Which is better, MSE or classification rate, for minimizing the likelihood of overfitting? During the process of selecting a classification model (with cross validation), if one uses MSE of the predicted posterior probabilities as a selection criterion, then a model A may be favored over another model B if A has lower MSE even if they both have the same classification rate based on dichotomized/binarized prediction. My concern is that model B may be more likely to have a better generalization than A. Is this (theoretically) a valid concern?
If I, for example, use classification rate as a selection criterion and favor less complex models if they happen to give the same classification accuracy, is that more likely to [decrease the likelihood of overfitting] OR [increase the likelihood of underfitting]?

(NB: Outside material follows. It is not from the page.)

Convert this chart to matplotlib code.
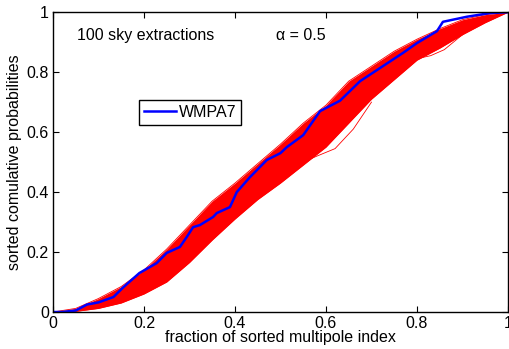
import numpy as np
import matplotlib.pyplot as plt

plt.rcParams['font.family'] = ['Liberation Sans', 'DejaVu Sans']

# envelope of the 100 sky extractions
band_x = [0, 0.05, 0.1, 0.15, 0.2, 0.25, 0.3, 0.35, 0.4, 0.45, 0.5,
          0.55, 0.6, 0.65, 0.7, 0.75, 0.8, 0.85, 0.9, 0.95, 1]
band_upper = [0, 0.012, 0.045, 0.085, 0.14, 0.21, 0.29, 0.37, 0.43, 0.495, 0.56,
              0.63, 0.69, 0.77, 0.82, 0.87, 0.91, 0.945, 0.975, 0.992, 1]
band_lower = [0, 0.002, 0.012, 0.03, 0.06, 0.1, 0.165, 0.24, 0.31, 0.375, 0.43,
              0.49, 0.55, 0.63, 0.71, 0.775, 0.84, 0.88, 0.925, 0.965, 1]

# a few stray extractions below the bulk of the band
stray1_x = [0.52, 0.55, 0.58, 0.62, 0.66, 0.7]
stray1_y = [0.47, 0.5, 0.52, 0.545, 0.61, 0.7]
stray2_x = [0.76, 0.8, 0.83, 0.86, 0.9]
stray2_y = [0.81, 0.845, 0.855, 0.875, 0.925]

# WMPA7
wmap_x = [0, 0.02, 0.05, 0.075, 0.1, 0.133, 0.155, 0.19, 0.228, 0.25, 0.279,
          0.294, 0.308, 0.323, 0.352, 0.36, 0.389, 0.404, 0.433, 0.448, 0.47,
          0.5, 0.514, 0.55, 0.587, 0.631, 0.675, 0.725, 0.77, 0.8, 0.844,
          0.857, 0.91, 0.96, 1]
wmap_y = [0, 0, 0.005, 0.025, 0.032, 0.05, 0.083, 0.13, 0.163, 0.197, 0.217,
          0.25, 0.283, 0.29, 0.317, 0.33, 0.35, 0.4, 0.45, 0.473, 0.507,
          0.53, 0.55, 0.59, 0.67, 0.705, 0.77, 0.82, 0.865, 0.897, 0.937,
          0.968, 0.985, 0.997, 1]

fig = plt.figure(figsize=(5.09, 3.49), dpi=100)
ax = fig.add_axes([0.104, 0.106, 0.894, 0.859])

ax.fill_between(band_x, band_lower, band_upper, color='red', lw=0)
ax.plot(band_x, band_upper, color='red', lw=0.6)
ax.plot(band_x, band_lower, color='red', lw=0.6)
ax.plot(stray1_x, stray1_y, color='red', lw=0.6)
ax.plot(stray2_x, stray2_y, color='red', lw=0.6)
ax.plot(wmap_x, wmap_y, color='blue', lw=1.8, label='WMPA7')

ax.set_xlim(0, 1)
ax.set_ylim(0, 1)
ax.set_xticks([0, 0.2, 0.4, 0.6, 0.8, 1])
ax.set_yticks([0, 0.2, 0.4, 0.6, 0.8, 1])
ax.set_xticklabels(['0', '0.2', '0.4', '0.6', '0.8', '1'])
ax.set_yticklabels(['0', '0.2', '0.4', '0.6', '0.8', '1'])
ax.tick_params(direction='in', top=True, right=True, length=4, labelsize=11.5, pad=3)
for s in ax.spines.values():
    s.set_linewidth(1.0)

ax.set_xlabel('fraction of sorted multipole index', fontsize=11.5, labelpad=-1)
ax.set_ylabel('sorted comulative probabilities', fontsize=11.5, labelpad=3)

ax.text(0.053, 0.923, '100 sky extractions', transform=ax.transAxes,
        fontsize=11.5, va='center')
ax.text(0.49, 0.923, '\u03b1 = 0.5', transform=ax.transAxes,
        fontsize=11.5, va='center')

leg = ax.legend(loc='upper left', bbox_to_anchor=(0.189, 0.707), fontsize=11.5,
                fancybox=False, edgecolor='black', framealpha=1,
                handlelength=2.0, handletextpad=0.2, borderpad=0.3,
                borderaxespad=0)
leg.get_frame().set_linewidth(1.0)

fig.savefig('out.png', dpi=100)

Also, with MSE or classification rate as a selection criterion, does rounding the value of the criterion to two decimal points, and favoring less complex models, help to avoid minimizing the model selection criterion to the last decimal point, a point at which generalization performance may cease to improve?
 A: A few thoughts.
1) If models A and B perform equally in cross validation there is no reason to think that either one is more or less susceptible to (over/under)fitting.  Cross validation provides a very strong estimate for generalization error.

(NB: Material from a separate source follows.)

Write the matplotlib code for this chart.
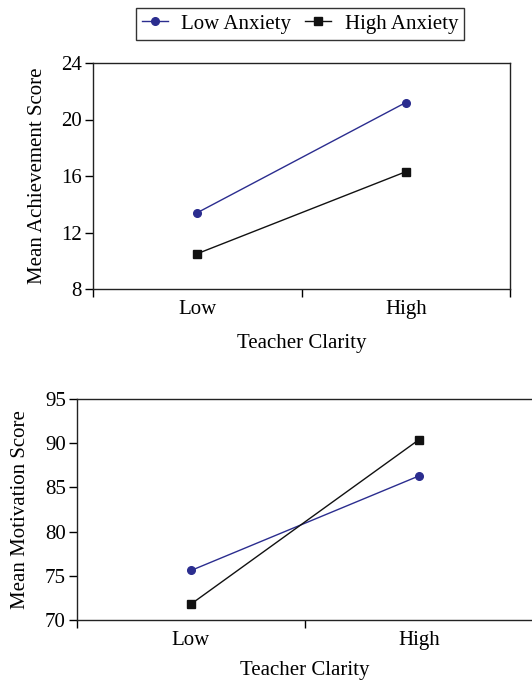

2) If the goal is really classification, and you are not interested in the probabilities of classes given your IVs, then focusing on classification rate is reasonable.  If you are interested in the probabilities of classes MSE is not what you want to use for binary classification.  The Cross-Entropy function (the Bernoulli Log-Likelihood) is a much better bet.  Think about it this way, if your algorithm gives $p=0.5$ and the class is $0$, SE is $0.25$.  If your algorithm gives $p=0.9999999999$ and the class is $0$, SE is about $1$.  This does not satisfactorily deal with how bad that prediction was.
3) As for the last paragraph, I'm not sure what you mean.  Your selection criterion is estimating generalization error.  Minimizing it as much as possible is always preferable.  Are you concerned about over-fitting to validation set?  Because if so, there's no evidence that stopping the minimization earlier or later would prevent this from happening.